Intervention de Claire Quidet

Délégation aux droits des femmes et à l'égalité des chances entre les hommes et les femmes — Réunion du 20 février 2014 : 1ère réunion
Prostitution — Audition de M. Grégoire Théry secrétaire général du mouvement du nid-france et de Mme Claire Quidet vice-présidente et porte-parole

Claire Quidet, vice-présidente et porte-parole du Mouvement du Nid-France :

Il faut vraiment insister sur le fait que la prostitution est un système de violence à tous les niveaux. Chaque parcours d'entrée dans la prostitution est particulier mais des invariants existent : la précarité économique et le besoin d'argent viennent en premier, dans un environnement, par ailleurs, fait, dans la plupart des cas, de violence physique, sexuelle ou psychologique précoce. Les personnes prostituées ont une image d'elles-mêmes détériorée, elles n'ont pas pu se construire, n'ont pas été respectées et ne se respectent pas : on n'arrive pas à la prostitution par hasard. La précarité favorise le basculement dans le système prostitutionnel, mais bien des éléments dans le parcours de ces personnes expliquent ce basculement. Toute réflexion sur le sujet doit en tenir compte.

La prostitution est faite, au quotidien, de violence : celle des réseaux, des proxénètes, des clients... Les témoignages sont nombreux qui dénoncent les insultes, les coups, les chantages et les menaces ainsi que les viols commis par les clients. La violence de la société, du regard d'autrui, n'est pas, non plus, à négliger. Les personnes prostituées ne sont plus vues que comme des prostituées, non pas comme des personnes.

Et quelle violence de subir des actes sexuels à répétition - non désirés même s'ils sont acceptés - par manque d'argent. Quand les prostituées calculent le nombre d'actes sexuels subis dans leur vie, elles donnent des chiffres effrayants. Du reste, qui a déjà été amoureux au point de faire l'amour quarante fois par jour ? Peut-on vraiment prétendre, comme le font certains, que la prostitution découle d'une prétendue liberté à disposer de son corps ?

Il faut se battre contre les postures intellectuelles et les fantasmes véhiculés par les médias. Le travail associatif fait état d'une réalité bien éloignée de la prétendue liberté à disposer de son corps qui, aux yeux de certains, justifierait la prostitution. Pour toutes ces raisons, la prévention doit commencer tôt. Une étude canadienne a révélé que le taux de mortalité des personnes prostituées était quarante fois supérieur à la normale et que 60 à 80 % d'entre elles souffraient de graves psycho-traumas, qui continuent à produire des effets destructeurs longtemps après. Cela aussi, il faut en parler !

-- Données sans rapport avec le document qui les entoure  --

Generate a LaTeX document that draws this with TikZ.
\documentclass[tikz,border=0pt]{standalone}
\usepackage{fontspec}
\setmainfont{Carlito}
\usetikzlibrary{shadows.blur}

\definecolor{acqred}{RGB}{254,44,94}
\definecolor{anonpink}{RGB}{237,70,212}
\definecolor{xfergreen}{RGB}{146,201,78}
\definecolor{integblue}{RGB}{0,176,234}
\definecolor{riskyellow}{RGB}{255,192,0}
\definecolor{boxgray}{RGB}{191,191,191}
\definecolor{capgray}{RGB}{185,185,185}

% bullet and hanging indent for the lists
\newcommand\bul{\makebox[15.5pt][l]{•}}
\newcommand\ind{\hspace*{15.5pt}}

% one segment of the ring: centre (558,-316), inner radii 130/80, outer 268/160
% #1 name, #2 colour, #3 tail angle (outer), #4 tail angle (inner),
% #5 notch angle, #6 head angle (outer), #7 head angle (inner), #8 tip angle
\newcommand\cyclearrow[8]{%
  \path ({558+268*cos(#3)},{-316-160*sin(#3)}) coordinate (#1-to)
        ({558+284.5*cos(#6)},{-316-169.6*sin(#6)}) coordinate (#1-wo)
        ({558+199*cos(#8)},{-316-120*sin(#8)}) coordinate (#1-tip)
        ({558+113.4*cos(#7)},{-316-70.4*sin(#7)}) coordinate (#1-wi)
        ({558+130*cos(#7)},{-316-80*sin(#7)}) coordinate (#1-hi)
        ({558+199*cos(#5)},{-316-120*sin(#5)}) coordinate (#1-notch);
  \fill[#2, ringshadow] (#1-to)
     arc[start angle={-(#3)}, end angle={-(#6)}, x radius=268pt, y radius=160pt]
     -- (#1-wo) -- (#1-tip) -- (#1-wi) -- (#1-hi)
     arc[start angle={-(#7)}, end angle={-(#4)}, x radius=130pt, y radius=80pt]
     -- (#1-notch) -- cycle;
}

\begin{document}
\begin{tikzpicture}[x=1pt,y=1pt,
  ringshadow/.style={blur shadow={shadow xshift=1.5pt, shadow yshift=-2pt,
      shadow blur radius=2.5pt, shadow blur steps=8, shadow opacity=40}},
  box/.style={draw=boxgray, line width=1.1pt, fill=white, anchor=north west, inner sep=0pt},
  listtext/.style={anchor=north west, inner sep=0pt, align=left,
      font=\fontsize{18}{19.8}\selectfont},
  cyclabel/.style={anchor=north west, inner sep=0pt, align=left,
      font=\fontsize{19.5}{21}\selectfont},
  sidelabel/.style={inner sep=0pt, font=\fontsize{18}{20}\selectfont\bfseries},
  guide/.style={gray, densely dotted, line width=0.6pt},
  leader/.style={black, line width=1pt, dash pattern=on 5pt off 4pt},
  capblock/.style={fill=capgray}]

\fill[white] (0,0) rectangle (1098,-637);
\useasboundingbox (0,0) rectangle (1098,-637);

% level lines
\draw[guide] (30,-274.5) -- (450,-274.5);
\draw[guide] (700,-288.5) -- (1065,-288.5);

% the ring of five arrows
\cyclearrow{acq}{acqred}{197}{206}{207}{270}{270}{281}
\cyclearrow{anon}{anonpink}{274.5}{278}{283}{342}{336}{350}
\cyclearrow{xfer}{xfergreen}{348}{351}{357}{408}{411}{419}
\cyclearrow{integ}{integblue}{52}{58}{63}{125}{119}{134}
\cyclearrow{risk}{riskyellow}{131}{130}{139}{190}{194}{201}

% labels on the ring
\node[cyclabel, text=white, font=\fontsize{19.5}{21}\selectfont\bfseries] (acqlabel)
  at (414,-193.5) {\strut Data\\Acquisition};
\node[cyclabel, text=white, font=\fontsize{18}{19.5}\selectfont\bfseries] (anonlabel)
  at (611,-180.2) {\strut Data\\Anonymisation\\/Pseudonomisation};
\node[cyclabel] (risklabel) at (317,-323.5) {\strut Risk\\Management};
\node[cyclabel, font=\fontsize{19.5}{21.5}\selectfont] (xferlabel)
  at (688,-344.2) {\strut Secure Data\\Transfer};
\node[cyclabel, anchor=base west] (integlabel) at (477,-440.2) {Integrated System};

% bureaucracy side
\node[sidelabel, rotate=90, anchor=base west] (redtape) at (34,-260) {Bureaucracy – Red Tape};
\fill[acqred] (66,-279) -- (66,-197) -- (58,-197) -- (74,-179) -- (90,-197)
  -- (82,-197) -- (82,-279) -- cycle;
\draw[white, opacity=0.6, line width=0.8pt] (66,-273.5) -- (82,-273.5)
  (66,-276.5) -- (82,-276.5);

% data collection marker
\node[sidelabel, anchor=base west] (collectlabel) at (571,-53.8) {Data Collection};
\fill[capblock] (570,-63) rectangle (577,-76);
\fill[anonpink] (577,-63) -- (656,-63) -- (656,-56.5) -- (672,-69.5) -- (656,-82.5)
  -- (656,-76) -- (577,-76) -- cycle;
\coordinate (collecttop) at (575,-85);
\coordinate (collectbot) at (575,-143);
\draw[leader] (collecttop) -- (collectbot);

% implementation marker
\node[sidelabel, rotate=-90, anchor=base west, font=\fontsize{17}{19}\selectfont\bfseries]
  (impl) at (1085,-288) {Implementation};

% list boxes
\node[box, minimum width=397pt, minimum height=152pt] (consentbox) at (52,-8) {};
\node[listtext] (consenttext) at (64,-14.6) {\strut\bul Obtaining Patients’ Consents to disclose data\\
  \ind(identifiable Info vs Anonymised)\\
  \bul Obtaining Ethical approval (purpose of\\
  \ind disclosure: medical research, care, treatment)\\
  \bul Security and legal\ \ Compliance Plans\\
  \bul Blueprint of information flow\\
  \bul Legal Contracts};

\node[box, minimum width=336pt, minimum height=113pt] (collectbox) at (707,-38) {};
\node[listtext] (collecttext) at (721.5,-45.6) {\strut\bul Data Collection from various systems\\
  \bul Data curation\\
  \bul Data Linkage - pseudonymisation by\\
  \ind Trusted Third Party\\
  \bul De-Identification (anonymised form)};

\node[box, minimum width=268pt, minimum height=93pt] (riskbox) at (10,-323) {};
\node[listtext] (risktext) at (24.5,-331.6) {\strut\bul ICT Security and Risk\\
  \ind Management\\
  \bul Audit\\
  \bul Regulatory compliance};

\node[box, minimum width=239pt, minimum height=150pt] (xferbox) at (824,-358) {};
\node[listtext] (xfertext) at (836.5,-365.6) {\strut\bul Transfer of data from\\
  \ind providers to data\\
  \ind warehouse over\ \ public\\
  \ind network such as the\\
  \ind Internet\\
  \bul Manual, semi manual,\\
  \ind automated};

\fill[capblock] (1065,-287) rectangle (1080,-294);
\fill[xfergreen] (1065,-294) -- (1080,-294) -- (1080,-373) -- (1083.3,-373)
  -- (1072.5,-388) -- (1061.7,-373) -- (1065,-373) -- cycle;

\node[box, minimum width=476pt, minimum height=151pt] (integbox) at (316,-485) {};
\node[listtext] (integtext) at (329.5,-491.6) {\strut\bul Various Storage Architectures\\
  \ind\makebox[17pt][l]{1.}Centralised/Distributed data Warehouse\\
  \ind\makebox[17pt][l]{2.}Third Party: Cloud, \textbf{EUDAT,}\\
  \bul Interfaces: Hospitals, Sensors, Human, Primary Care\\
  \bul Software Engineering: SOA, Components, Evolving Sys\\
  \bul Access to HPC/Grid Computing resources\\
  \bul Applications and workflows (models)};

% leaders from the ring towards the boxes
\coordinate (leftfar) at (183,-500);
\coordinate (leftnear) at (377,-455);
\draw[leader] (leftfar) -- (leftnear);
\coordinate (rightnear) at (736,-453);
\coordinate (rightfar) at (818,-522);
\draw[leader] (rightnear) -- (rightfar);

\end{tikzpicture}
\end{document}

La prostitution est une violence destructrice. Pour la supporter, il faut « tenir son corps à distance ». Cette dissociation a de lourdes conséquences sur la santé physique et psychologique. « Mettre son corps à distance », c'est, par exemple, renoncer aux soins pour éviter de se rendre chez le médecin. Lorsque ces personnes sortent de la prostitution et prétendent reprendre leur vie en main, la maladie physique ressort en proportion de leur faculté à supporter la souffrance. L'une de celles que nous avons rencontrées a souffert d'un abcès dentaire pendant deux ans sans s'en rendre compte : cette douleur, lui a dit le dentiste stupéfait, n'aurait pu être supportée par personne. La consommation d'alcool, de médicaments ou de drogue est souvent aussi un moyen d'oublier ces maux.

La prostitution s'inscrit dans un continuum de violences qui a pris différentes formes par le passé : droit de cuissage et viol faisaient partie des aléas de la condition des femmes... Il a fallu du temps pour faire admettre que ces comportements étaient répréhensibles - encore plus de temps pour le harcèlement sexuel au travail, les violences conjugales ou le viol au sein du couple. La prostitution s'inscrit bel et bien dans cette chaîne de violences.

D'aucuns estiment que les formes de violences sexuelles ont toujours existé. Il faut être cohérent : les violences légitimées par l'argent ne sont pas plus recevables que les autres. Les hommes ne doivent pas être regardés comme pouvant disposer du corps des femmes sans tenir compte de leurs désirs à elles.